Just as importantly, the model can confirm when interventions work. If a targeted maintenance action or workflow adjustment reduces the contribution of a specific risk driver, the overall risk score reflects that improvement in near real time. Over time, this creates a learning loop in which the organization gains insight not only into where risk exists, but into which controls are most effective under which conditions.
By modeling safety as a dynamic system rather than a static checklist, structural equation modeling provides the analytical backbone that makes predictive injury prevention both credible and actionable. It allows EHS professionals and operations leaders to see risk forming, understand its drivers, and intervene with precision—before someone gets hurt.
From Analytics to Action
To be usable at the front line, the system translates complex analytics into a simple visual signal: green, yellow, or red. A green state indicates stable conditions with effective controls. Yellow signals elevated risk requiring timely attention and local correction. Red indicates a critical condition where immediate intervention is warranted.
Behind each color is a clear explanation of the dominant risk drivers and a prioritized set of suggested corrective actions. This allows supervisors and EHS professionals to respond quickly and decisively, without sorting through dashboards or debating which metric matters most.
Explainability and Learning by Design
A key design principle of the system is explainability. The model is intended to support professional judgment, not replace it. Users can see which factors are driving risk, how those factors have changed over time, and whether previous interventions successfully reduced exposure.
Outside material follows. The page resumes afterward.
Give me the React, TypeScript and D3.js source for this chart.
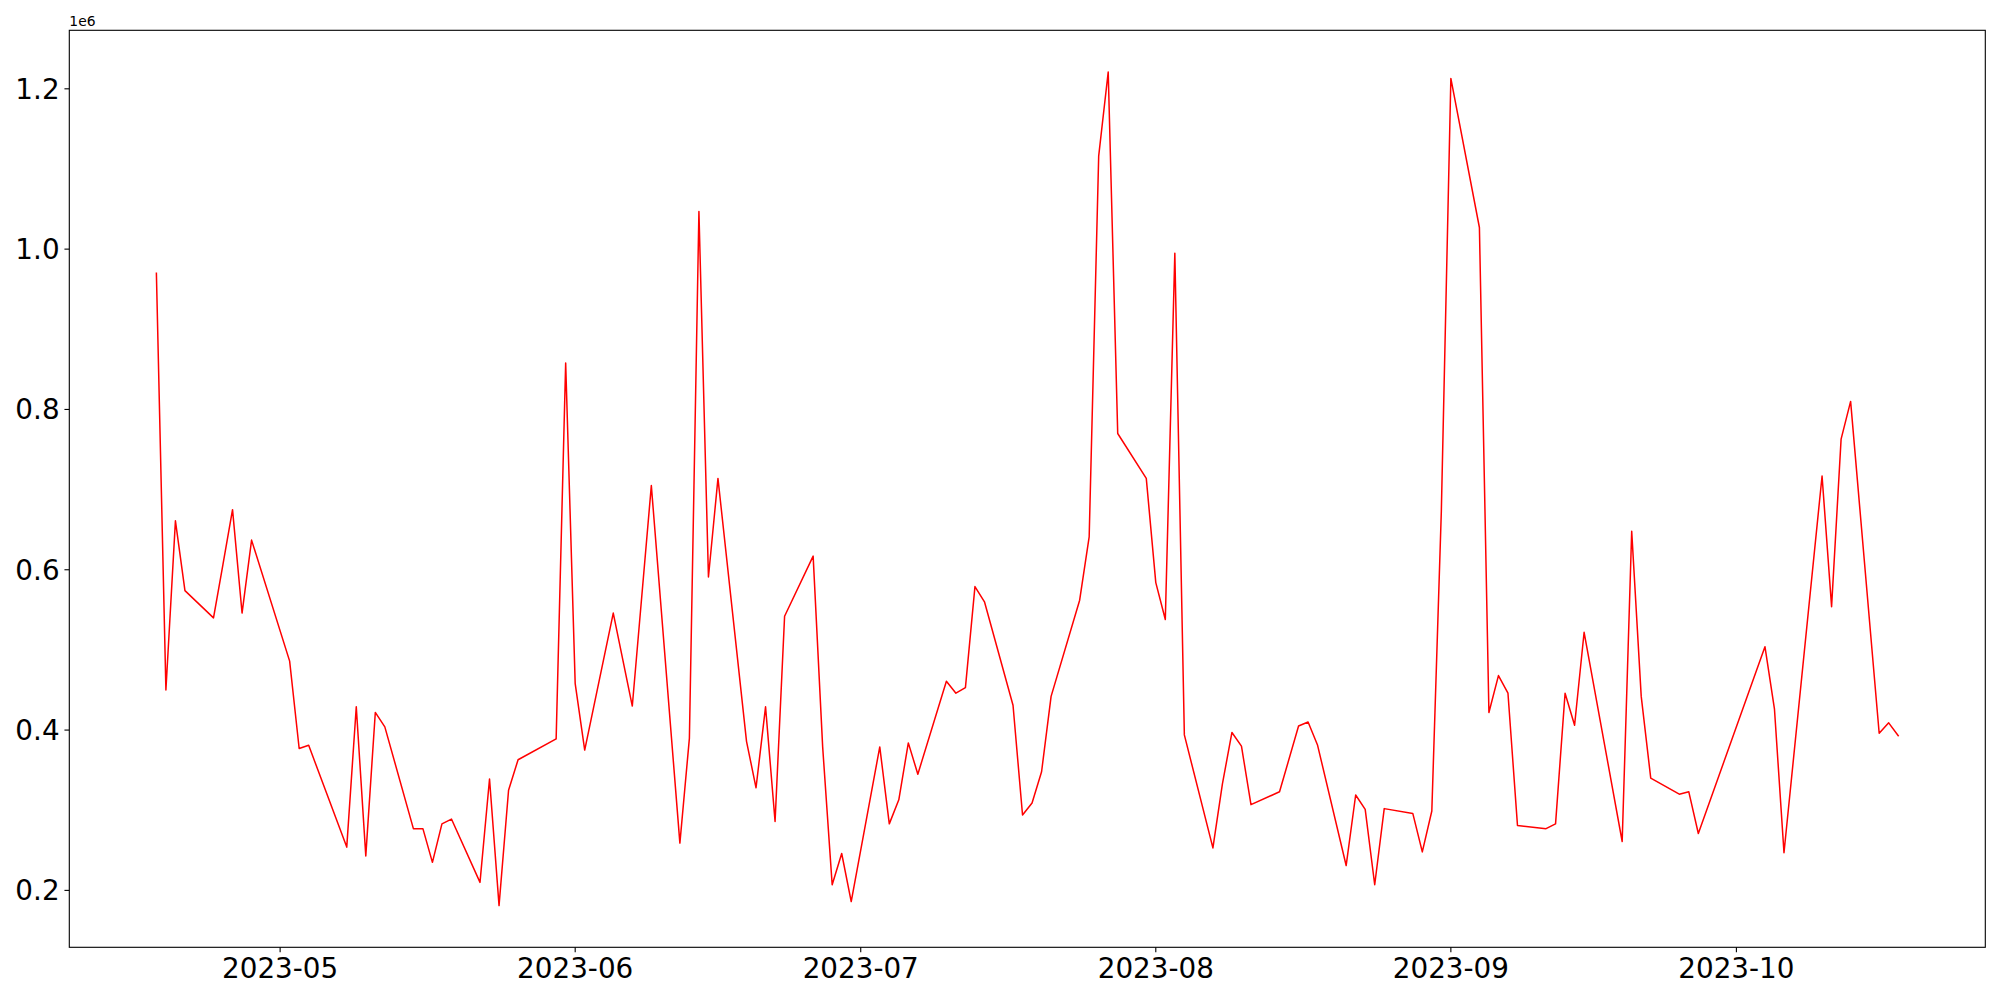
import React from "react";
import * as d3 from "d3";

const dates: string[] = [
  "2023-04-18","2023-04-19","2023-04-20","2023-04-21","2023-04-24","2023-04-25","2023-04-26","2023-04-27","2023-04-28",
  "2023-05-02","2023-05-03","2023-05-04","2023-05-08","2023-05-09","2023-05-10","2023-05-11","2023-05-12",
  "2023-05-15","2023-05-16","2023-05-17","2023-05-18","2023-05-19","2023-05-22","2023-05-23","2023-05-24","2023-05-25","2023-05-26",
  "2023-05-30","2023-05-31","2023-06-01","2023-06-02","2023-06-05","2023-06-07","2023-06-09",
  "2023-06-12","2023-06-13","2023-06-14","2023-06-15","2023-06-16","2023-06-19","2023-06-20","2023-06-21","2023-06-22","2023-06-23",
  "2023-06-26","2023-06-27","2023-06-28","2023-06-29","2023-06-30","2023-07-03","2023-07-04","2023-07-05","2023-07-06","2023-07-07",
  "2023-07-10","2023-07-11","2023-07-12","2023-07-13","2023-07-14","2023-07-17","2023-07-18","2023-07-19","2023-07-20","2023-07-21",
  "2023-07-24","2023-07-25","2023-07-26","2023-07-27","2023-07-28","2023-07-31","2023-08-01","2023-08-02","2023-08-03","2023-08-04",
  "2023-08-07","2023-08-08","2023-08-09","2023-08-10","2023-08-11","2023-08-14","2023-08-16","2023-08-17","2023-08-18",
  "2023-08-21","2023-08-22","2023-08-23","2023-08-24","2023-08-25","2023-08-28","2023-08-29","2023-08-30","2023-08-31","2023-09-01",
  "2023-09-04","2023-09-05","2023-09-06","2023-09-07","2023-09-08","2023-09-11","2023-09-12","2023-09-13","2023-09-14","2023-09-15",
  "2023-09-19","2023-09-20","2023-09-21","2023-09-22","2023-09-25","2023-09-26","2023-09-27",
  "2023-10-04","2023-10-05","2023-10-06","2023-10-10","2023-10-11","2023-10-12","2023-10-13","2023-10-16","2023-10-17","2023-10-18",
];

const values: number[] = [
  970000,450000,661000,574000,540000,607000,675000,546000,637000,
  486000,377000,381000,254000,429000,243000,422000,404000,
  277000,277000,235000,283000,289000,210000,339000,181000,325000,363000,
  389000,858000,458000,375000,546000,430000,705000,
  259000,390000,1047000,591000,714000,386000,328000,429000,286000,542000,
  617000,379000,207000,246000,186000,379000,283000,313000,384000,345000,
  461000,446000,453000,579000,560000,431000,294000,309000,348000,442000,
  562000,641000,1116000,1221000,770000,714000,584000,538000,995000,394000,
  253000,333000,397000,380000,307000,323000,405000,410000,381000,
  231000,319000,301000,207000,302000,296000,248000,299000,673000,1213000,
  1027000,422000,468000,446000,281000,277000,283000,446000,406000,522000,
  261000,648000,442000,340000,320000,323000,271000,
  504000,426000,247000,717000,554000,763000,810000,396000,409000,393000,
];

const xTickLabels: string[] = ["2023-05","2023-06","2023-07","2023-08","2023-09","2023-10"];
const yTickValues: number[] = [200000, 400000, 600000, 800000, 1000000, 1200000];

export default function App() {
  const W = 2000, H = 1000;
  const left = 69.3, right = 1985.3, top = 30.3, bottom = 947.3;
  const parse = d3.utcParse("%Y-%m-%d");
  const data = dates.map((d, i) => ({ date: parse(d) as Date, value: values[i] }));

  const [x0, x1] = d3.extent(data, d => d.date) as [Date, Date];
  const xPad = (x1.getTime() - x0.getTime()) * 0.05;
  const x = d3.scaleUtc()
    .domain([new Date(x0.getTime() - xPad), new Date(x1.getTime() + xPad)])
    .range([left, right]);

  const [y0, y1] = d3.extent(data, d => d.value) as [number, number];
  const yPad = (y1 - y0) * 0.05;
  const y = d3.scaleLinear().domain([y0 - yPad, y1 + yPad]).range([bottom, top]);

  const line = d3.line<{ date: Date; value: number }>()
    .x(d => x(d.date))
    .y(d => y(d.value));

  const xTicks = xTickLabels.map(s => ({ label: s, date: d3.utcParse("%Y-%m")(s) as Date }));
  const font = "'DejaVu Sans', sans-serif";
  const tickLen = 4.86;

  return (
    <svg width={W} height={H} style={{ position: "absolute", left: 0, top: 0, background: "#fff" }}>
      <rect x={0} y={0} width={W} height={H} fill="#fff" />
      <path d={line(data) || ""} fill="none" stroke="#ff0000" strokeWidth={1.5} strokeLinejoin="round" strokeLinecap="square" />
      <rect x={left} y={top} width={right - left} height={bottom - top} fill="none" stroke="#000" strokeWidth={1.1} />
      {xTicks.map(t => (
        <g key={t.label}>
          <line x1={x(t.date)} x2={x(t.date)} y1={bottom} y2={bottom + tickLen} stroke="#000" strokeWidth={1.1} />
          <text x={x(t.date)} y={978} textAnchor="middle" fontFamily={font} fontSize={27.8} fill="#000">{t.label}</text>
        </g>
      ))}
      {yTickValues.map(v => (
        <g key={v}>
          <line x1={left - tickLen} x2={left} y1={y(v)} y2={y(v)} stroke="#000" strokeWidth={1.1} />
          <text x={left - tickLen - 4.86} y={y(v)} dy="0.36em" textAnchor="end" fontFamily={font} fontSize={27.8} fill="#000">{(v / 1e6).toFixed(1)}</text>
        </g>
      ))}
      <text x={left} y={26} fontFamily={font} fontSize={13.9} fill="#000">1e6</text>
    </svg>
  );
}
As new data is collected, the system recalibrates. When corrective actions reduce risk, the model learns from that success. When new patterns emerge, it adapts. Over time, this creates a feedback loop that strengthens both predictive accuracy and organizational learning.
Supporting the Human Side of Safety
Equally important is how the system interacts with people. The intent is not surveillance, but early recognition and prevention. Feedback mechanisms allow users to validate or challenge AI observations, improving trust and model accuracy simultaneously.
When elevated risk is detected, the system can also trigger targeted coaching prompts or short, task-specific learning reminders. In this way, technology reinforces safe behavior at the moment it matters most, supporting—not replacing—the conversations that are central to effective safety leadership.
The Potential Benefits of Predictive Injury Prevention
When implemented effectively, the benefits of this approach would significant. Organizations will gain continuous risk awareness instead of periodic snapshots, enabling earlier and more precise intervention. Injuries can be reduced by addressing exposure before harm occurs rather than after.
Safety, maintenance, and operations gain a shared, data-driven view of system health, improving coordination and reducing friction between priorities. Leaders gain predictive insight instead of retrospective explanation, allowing resources to be focused where they will have the greatest impact. Most importantly, employees benefit from safer, more stable work environments where risks are recognized and controlled before someone gets hurt.
Predictive analytics do not replace the fundamentals of EHS practice—they strengthen them. By combining modern analytical tools with established safety principles, this approach offers a practical path toward fewer surprises, faster learning, and more reliable protection of people in complex manufacturing systems.